[CentOS] IPV4 is nearly depleted, are you ready for IPV6?

Tue Dec 7 16:16:41 UTC 2010
Les Mikesell <lesmikesell at gmail.com>

On 12/7/10 9:04 AM, Adam Tauno Williams wrote:
>> The other nice side-effect of NAT is that you get an effectively infinite number
>> of addresses behind it without any pre-arrangement with anyone else.  Even if
>> ISPs hand out what they expect to reasonably-sized blocks, won't it be much
>> harder to deal with when you outgrow your allotment?  We've had the opportunity
>> to move to ipv6 for ages but we haven't (in the US, anyway).  I think the reason
>> is that most people like the way NAT works and don't really want a public
>> address on every device.
> Bogus.  The reason is that they haven't been pressured into adoption by
> higher powers; so we will get into a nice scramble to migrate in a
> pinch.

Agreed, but the reason that hasn't happened is that there's no visible benefit 
to the consumer.

> "most people" have no idea what NAT is, don't care, and shouldn't have
> to care.

Agreed again, but the reason is that the vast majority only want outbound client 
connections and they would be perfectly happy if application protocols adapted 
to client registration to some central registry for portability instead of ever 
assuming that a person or associated application had anything to do with any 
particular device or fixed address.  Compare the number of people who use an 
IM/chat application to the number who have directly reachable SIP endpoints 
without a forwarding service, for example.  There are good reasons for that.
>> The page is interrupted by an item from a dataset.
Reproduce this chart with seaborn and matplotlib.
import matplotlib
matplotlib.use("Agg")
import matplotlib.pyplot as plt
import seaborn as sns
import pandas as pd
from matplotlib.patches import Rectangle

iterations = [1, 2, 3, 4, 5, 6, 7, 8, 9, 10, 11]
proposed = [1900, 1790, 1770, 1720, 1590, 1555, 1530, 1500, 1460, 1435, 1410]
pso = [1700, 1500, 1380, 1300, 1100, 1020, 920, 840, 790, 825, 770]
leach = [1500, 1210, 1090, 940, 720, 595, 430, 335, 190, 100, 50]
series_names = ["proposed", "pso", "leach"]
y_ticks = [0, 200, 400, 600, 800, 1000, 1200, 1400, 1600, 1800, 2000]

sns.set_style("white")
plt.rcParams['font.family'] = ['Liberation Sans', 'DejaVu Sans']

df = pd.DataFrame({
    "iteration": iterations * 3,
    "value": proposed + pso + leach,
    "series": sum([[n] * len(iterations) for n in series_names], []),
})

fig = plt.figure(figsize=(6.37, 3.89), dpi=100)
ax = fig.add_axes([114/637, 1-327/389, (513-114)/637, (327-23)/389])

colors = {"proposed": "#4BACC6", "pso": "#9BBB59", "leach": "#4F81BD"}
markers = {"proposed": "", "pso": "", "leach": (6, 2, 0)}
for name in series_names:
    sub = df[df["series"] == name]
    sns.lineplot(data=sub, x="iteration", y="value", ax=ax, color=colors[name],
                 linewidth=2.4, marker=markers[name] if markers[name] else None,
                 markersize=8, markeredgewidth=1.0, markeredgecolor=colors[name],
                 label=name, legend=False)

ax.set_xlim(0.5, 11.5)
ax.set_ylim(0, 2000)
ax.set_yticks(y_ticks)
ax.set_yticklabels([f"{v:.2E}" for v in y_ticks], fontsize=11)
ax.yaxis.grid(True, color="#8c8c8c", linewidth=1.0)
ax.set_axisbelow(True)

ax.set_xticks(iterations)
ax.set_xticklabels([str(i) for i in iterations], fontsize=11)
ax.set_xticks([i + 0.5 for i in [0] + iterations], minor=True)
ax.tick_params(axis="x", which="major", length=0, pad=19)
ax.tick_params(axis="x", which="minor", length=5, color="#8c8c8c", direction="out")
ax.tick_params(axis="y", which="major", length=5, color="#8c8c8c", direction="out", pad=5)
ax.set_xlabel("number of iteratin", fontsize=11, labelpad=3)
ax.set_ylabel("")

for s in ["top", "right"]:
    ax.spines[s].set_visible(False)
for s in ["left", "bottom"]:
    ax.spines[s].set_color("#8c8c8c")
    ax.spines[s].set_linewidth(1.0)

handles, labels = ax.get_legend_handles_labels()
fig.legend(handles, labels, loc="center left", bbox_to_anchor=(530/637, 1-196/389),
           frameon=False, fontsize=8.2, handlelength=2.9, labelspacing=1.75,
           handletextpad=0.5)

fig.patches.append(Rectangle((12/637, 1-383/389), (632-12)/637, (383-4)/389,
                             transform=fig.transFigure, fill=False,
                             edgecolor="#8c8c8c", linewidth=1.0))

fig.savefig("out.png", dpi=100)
> Some people's belief that NAT is some magic sauce that makes them more
> secure [it does not] or provides them more flexibility [it does not]
> than real addresses ... causes the people who understand networking to
> have to spend time explaining that their love of NAT is misguided and
> their beliefs about NAT are bogus.

If the ipv6 routers come with defaults that work the same as current NAT 
routers, people will be able to continue to misunderstand them happily. That is, 
permit outbound client connections from anything connected behind them without 
much regard to how many devices there are, and block everything else.